• _Information shown_
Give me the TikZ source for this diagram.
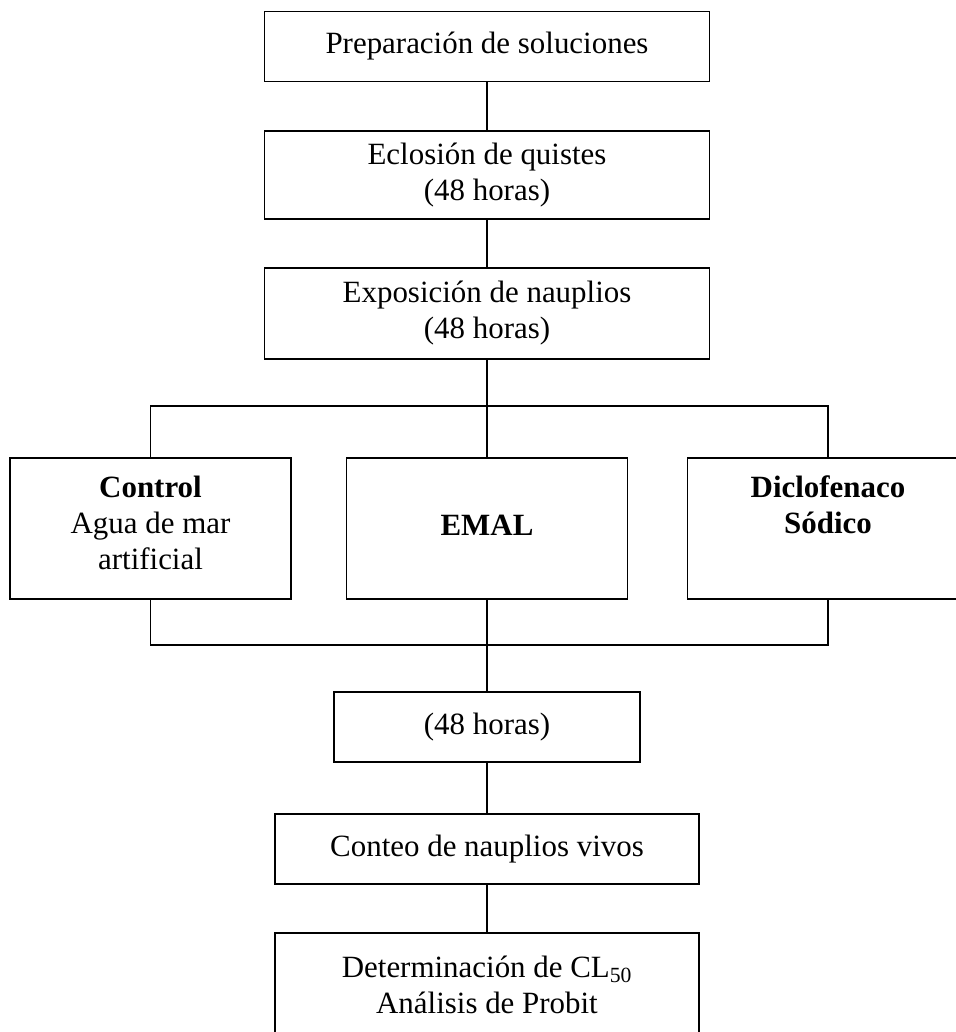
\documentclass[tikz,border=0pt]{standalone}
\usepackage{fontspec}
\setmainfont{Liberation Serif}
\begin{document}
\begin{tikzpicture}[x=0.75pt,y=0.75pt,yscale=-1,xscale=1,
  stepbox/.style={draw, line width=1.4pt, align=center, inner sep=0pt, font=\fontsize{23.2}{27}\selectfont},
  link/.style={line width=1.4pt}]
%set diagram left start at 0, and has height of 1032
\useasboundingbox (0,0) rectangle (956,1032);

%Shape: Rectangle [id:prep]
\node [stepbox, minimum width=333.75pt, minimum height=52.5pt] (prep) at (487,46.5) {Preparación de soluciones};
%Shape: Rectangle [id:eclo]
\node [stepbox, minimum width=333.75pt, minimum height=66pt] (eclo) at (487,175) {Eclosión de quistes\\(48 horas)};
%Shape: Rectangle [id:expo]
\node [stepbox, minimum width=333.75pt, minimum height=68.25pt] (expo) at (487,313.5) {Exposición de nauplios\\(48 horas)};

%Shape: Rectangle [id:ctrl]
\node [stepbox, minimum width=210.75pt, minimum height=105.75pt] (ctrl) at (150.5,528.5) {\textbf{Control}\\Agua de mar\\artificial\strut};
%Shape: Rectangle [id:emal]
\node [stepbox, minimum width=210.75pt, minimum height=105.75pt] (emal) at (487,528.5) {\textbf{\strut}\\\textbf{EMAL}\\\strut};
%Shape: Rectangle [id:diclo]
\node [stepbox, minimum width=210.75pt, minimum height=105.75pt] (diclo) at (828,528.5) {\textbf{Diclofenaco}\\\textbf{Sódico}\\\strut};

%Shape: Rectangle [id:horas]
\node [stepbox, minimum width=229.5pt, minimum height=52.5pt] (horas) at (487,727) {(48 horas)};
%Shape: Rectangle [id:conteo]
\node [stepbox, minimum width=318pt, minimum height=52.5pt] (conteo) at (487,849) {Conteo de nauplios vivos};
%Shape: Rectangle [id:deter]
\node [stepbox, minimum width=318pt, minimum height=78pt] (deter) at (487,985) {Determinación de CL\textsubscript{50}\\Análisis de Probit};

%Straight Lines [id:busses]
\coordinate (topbus) at (487,406);
\coordinate (lowbus) at (487,645);

%Straight Lines [id:main]
\draw [link] (prep) -- (eclo);
\draw [link] (eclo) -- (expo);
\draw [link] (expo) -- (emal);
\draw [link] (emal) -- (horas);
\draw [link] (horas) -- (conteo);
\draw [link] (conteo) -- (deter);

%Straight Lines [id:branches]
\draw [link] (ctrl.north) -- (ctrl.north |- topbus) -- (diclo.north |- topbus) -- (diclo.north);
\draw [link] (ctrl.south) -- (ctrl.south |- lowbus) -- (diclo.south |- lowbus) -- (diclo.south);

\end{tikzpicture}
\end{document}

• _What is needed_
Leave out the pictures and repeat the lines from the start of the material through the line with "(0,0) rectangle (956,1032);", inclusive.

• _Written answer_
Give me the TikZ source for this diagram.
\documentclass[tikz,border=0pt]{standalone}
\usepackage{fontspec}
\setmainfont{Liberation Serif}
\begin{document}
\begin{tikzpicture}[x=0.75pt,y=0.75pt,yscale=-1,xscale=1,
  stepbox/.style={draw, line width=1.4pt, align=center, inner sep=0pt, font=\fontsize{23.2}{27}\selectfont},
  link/.style={line width=1.4pt}]
%set diagram left start at 0, and has height of 1032
\useasboundingbox (0,0) rectangle (956,1032);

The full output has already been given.